Energy Tax Credit Fight Splits GOP in Snag for Speaker
May 16, 2025 by Bloomberg(Bloomberg) -- Moderate House Republicans are lobbying House Speaker Mike Johnson to lessen cuts to several clean energy tax credits in the broad tax and spending bill prior to the GOP’s plans to bring it to the floor next week.
Virginia’s Jen Kiggans led a statement backed by 13 other GOP lawmakers asking House leadership to make the phase-outs of several clean energy tax credits more generous. She said Thursday the group was still negotiating with leadership over proposed changes.
“We’re still in discussions about it,” Kiggans said in an interview. She declined to say how she planned to vote on the bill.
Representative Andrew Garbarino, a New York Republican who also signed on to the statement, said the leadership is looking at an alternative proposal.
“I’m not happy with the way the bill is written,” Garbarino said. He said he has concerns about how the bill would treat incentives for nuclear energy as well as new restrictive prohibitions on foreign entities such as China. “There is a lot of stuff that is going to be fixed.”
Johnson needs nearly unanimous Republican support assuming no Democrats vote for the massive tax package, which cuts some $560 billion in spending on energy tax credits that were part of the Inflation Reduction Act.
Asked about the prospect of making changes to the energy credits, Johnson didn’t directly answer.
“The bill is almost in final form,” he told reporters Thursday. “There is a lot of things on the table, a lot of ideas, a lot of possibilities that we have, and we will work through those things deliberately as we always do.”
Among the changes the lawmakers want is for companies to be given additional time to meet “overly prescriptive” rules that would prohibit any company from receiving tax credits if it has links to China in its supply chains.
They also called for a shift in when the credits begin to phase down, using the start of construction instead of when projects are placed into service.

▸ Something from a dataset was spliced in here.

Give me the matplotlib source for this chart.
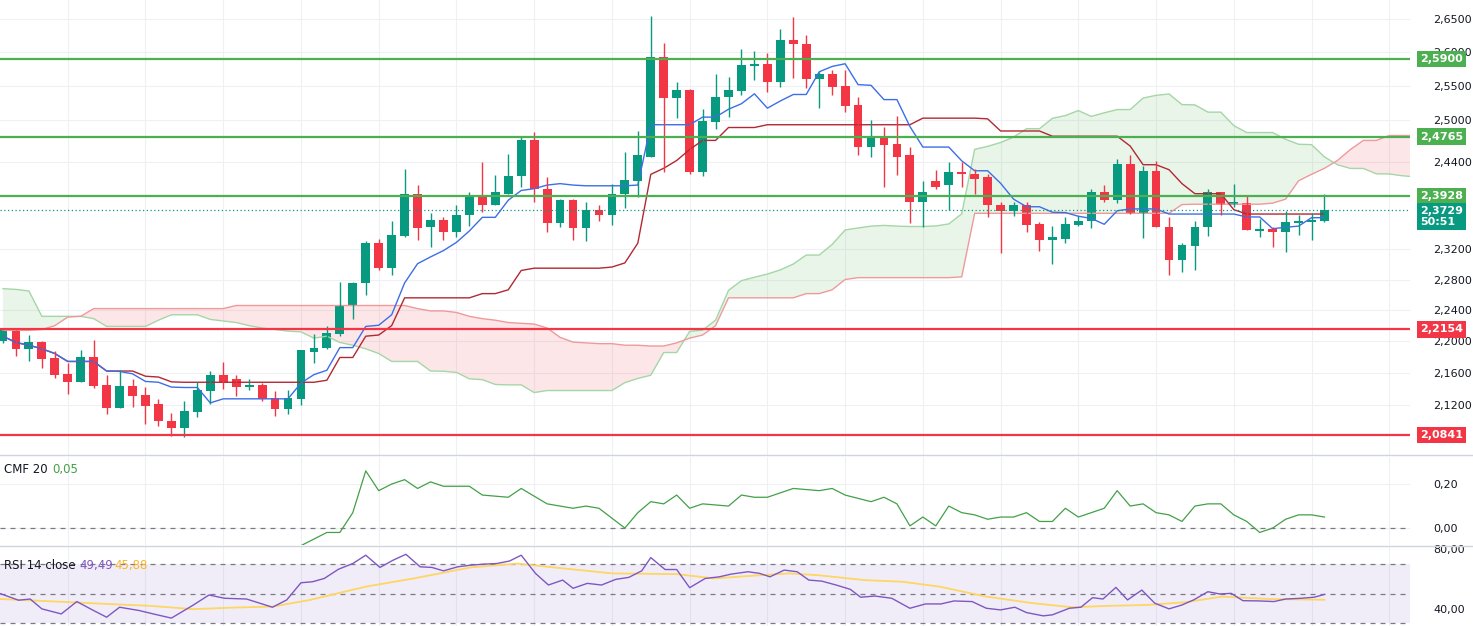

Analysts say the latter would limit the number of projects that could qualify and could amount to a retroactive tax for some projects that are already being built.
At the same time, some conservative lawmakers are blasting the House tax plan for not repealing the green tax credits more quickly. Among them are Representative Chip Roy, a Texas Republican and budget hawk who has previously said his support is contingent on the “full eradication of Green New Deal IRA subsidies.”
“The House reconciliation bill must change,” Roy said on X. “Right now, the House proposal fails to meet the moment.”
Separately, Representative Darin Lahood, a Republican member of the House’s tax writing committee, said he was working to preserve credits for the nuclear and hydrogen industry that are set to end in the GOP bill.
“There is a little farther that we can go, and we are going to try and push in the legislative process,” LaHood said in an interview, adding the changes could be made before the bill reaches the House floor or in the Senate after its passage.
The fight over the clean energy tax credits is one of several unresolved issues for the bill, with the fight over the state and local tax deduction being the loudest potentially putting the tax package at risk. Republicans plan to work through the weekend on SALT and other issues, with plans to bring the bill to the House floor next week.
(Adds comment from Representative Darin Lahood. A previous version corrected when group of lawmakers want credits to start phasing down in the 10th paragraph.)